(above) An 1881 painting, "The Last Spike", celebrating the event, and a poster for the 1939 Hollywood film spectacular "Union Pacific" with Barbara Stanwyck and Joel McCrea. It was directed by the master of spectacle of pre-1960s Hollywood, Cecil B. DeMille.
This May 10th marks the anniversary of the first major transcontinental railroad at Promontory, Utah in 1869. The Union and the Central Pacific railroad workers (of Irish, Chinese and other immigrant stock) dynamiting and shoveling and pushing and laying wood and rails across deserts and mountains and forests to bring two civilizations under the same flag together. It's the story many of us learned in school---the forging of an iron link from two competing railway companies, uniting a growing nation, just four years after the Civil War.
A recent PBS documentary on that first great railroad link-up.
The construction and operation of the line was authorized by the Pacific Railroad Acts of 1862 and 1864 during the American Civil War. Congress supported it with 30-year U.S. government bonds and extensive land grants of government-owned land. Completion of the railroad was the culmination of a decades-long movement to build such a line. It was one of the crowning achievements in the crossing of plains and high mountains westward by the Union Pacific and eastward by the Central Pacific. Opened for through traffic on May 10, 1869, with the driving of the "Last Spike" at Promontory Summit, Utah, the road established a mechanized transcontinental transportation network that revolutionized the population and economy of the American West.

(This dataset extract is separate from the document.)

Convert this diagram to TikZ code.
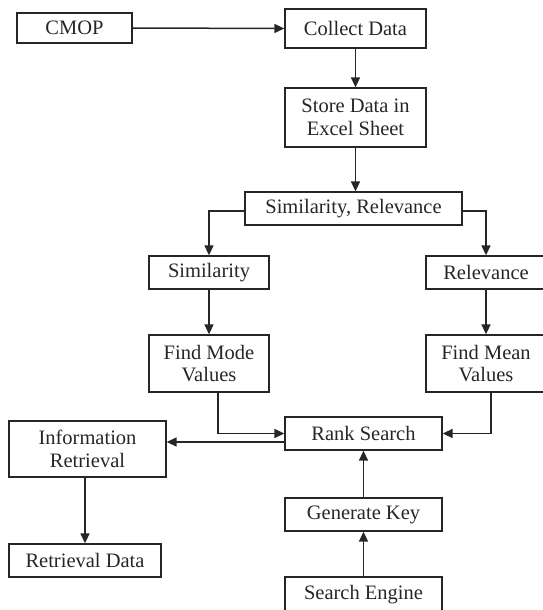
\documentclass[tikz,border=0pt]{standalone}
\usepackage{fontspec}
\setmainfont{Liberation Serif}
\usetikzlibrary{arrows.meta,calc}
\begin{document}
\begin{tikzpicture}[x=1pt,y=-1pt,
  box/.style={draw=black!85,line width=1.3pt,inner sep=0pt,align=center,
    font=\fontsize{20.5}{22.5}\selectfont,text=black!85},
  conn/.style={line width=1.5pt,draw=black!85,-{Triangle[length=10pt,width=9pt]}}]
\useasboundingbox (0,0) rectangle (543,610);
\clip (0,0) rectangle (543,610);
\node[box,minimum width=115,minimum height=30] (cmop) at (74.5,28) {CMOP};
\node[box,minimum width=141,minimum height=39] (collect) at (355.5,28.5) {Collect Data};
\node[box,minimum width=141,minimum height=59] (store) at (355.5,117.5) {Store Data in\\Excel Sheet};
\node[box,minimum width=217,minimum height=33] (simrel) at (353.5,208.5) {Similarity, Relevance};
\node[box,minimum width=120,minimum height=33] (sim) at (209,272.5) {Similarity};
\node[box,minimum width=120,minimum height=33] (rel) at (486,272.5) {Relevance};
\node[box,minimum width=120,minimum height=57] (mode) at (209,363.5) {Find Mode\\Values};
\node[box,minimum width=120,minimum height=57] (mean) at (486,363.5) {Find Mean\\Values};
\node[box,minimum width=157,minimum height=33] (rank) at (363.5,433.5) {Rank Search};
\node[box,minimum width=157,minimum height=56] (info) at (87.5,449) {Information\\Retrieval};
\node[box,minimum width=152,minimum height=33] (retr) at (85,560.5) {Retrieval Data};
\node[box,minimum width=157,minimum height=33] (key) at (363.5,514.5) {Generate Key};
\node[box,minimum width=157,minimum height=36] (engine) at (363.5,595) {Search Engine};
\draw[conn] (cmop.east) -- (collect.west);
\draw[conn] (collect.south) -- (store.north);
\draw[conn] (store.south) -- (store.south |- simrel.north);
\draw[conn] ($(simrel.west)+(0,2.5)$) -| (sim.north);
\draw[conn] ($(simrel.east)+(0,2.5)$) -| (rel.north);
\draw[conn] (sim.south) -- (mode.north);
\draw[conn] (rel.south) -- (mean.north);
\draw[conn] ($(mode.south)+(9,0)$) |- (rank.west);
\draw[conn] ($(mean.south)+(5,0)$) |- (rank.east);
\coordinate (rk) at ($(rank.west)+(0,8.5)$);
\draw[conn] (rk) -- (info.east |- rk);
\draw[conn] (info.south -| retr.north) -- (retr.north);
\draw[conn] (key.north) -- (rank.south);
\draw[conn] (engine.north) -- (key.south);
\end{tikzpicture}
\end{document}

The Pacific Railroad constituted one of the most significant and ambitious American technological feats of the 19th century following in the footsteps of the building of the Erie Canal in the 1820s and the crossing of the Isthmus of Panama by the Panama Railroad in 1855. It served as a vital link for trade, commerce and travel that joined the eastern and western halves of the late 19th-century United States. The transcontinental railroad slowly ended most of the far slower and more hazardous stagecoach lines and wagon trains that had preceded it. The railroads led to the decline of traffic on the Oregon and California Trail which had populated much of the west. They provided much faster, safer and cheaper (8 days and about $65 economy) transport east and west for people and goods across half a continent."
The other story is more complicated--the first great technological advance in closing of the "American frontier" brought the growth of corporate railroad power to Atlantic and Pacific in a way that would both close the frontier a generation later and further accelerate the end of Native American independence in the West. These stories--and the struggles of the immigrant workers themselves being a third-- have to all be told for there to be an honest attempt to balance what was achieved at what price to so many who gave away so much of their labor, and what was lost forever to the nations of the original Americans.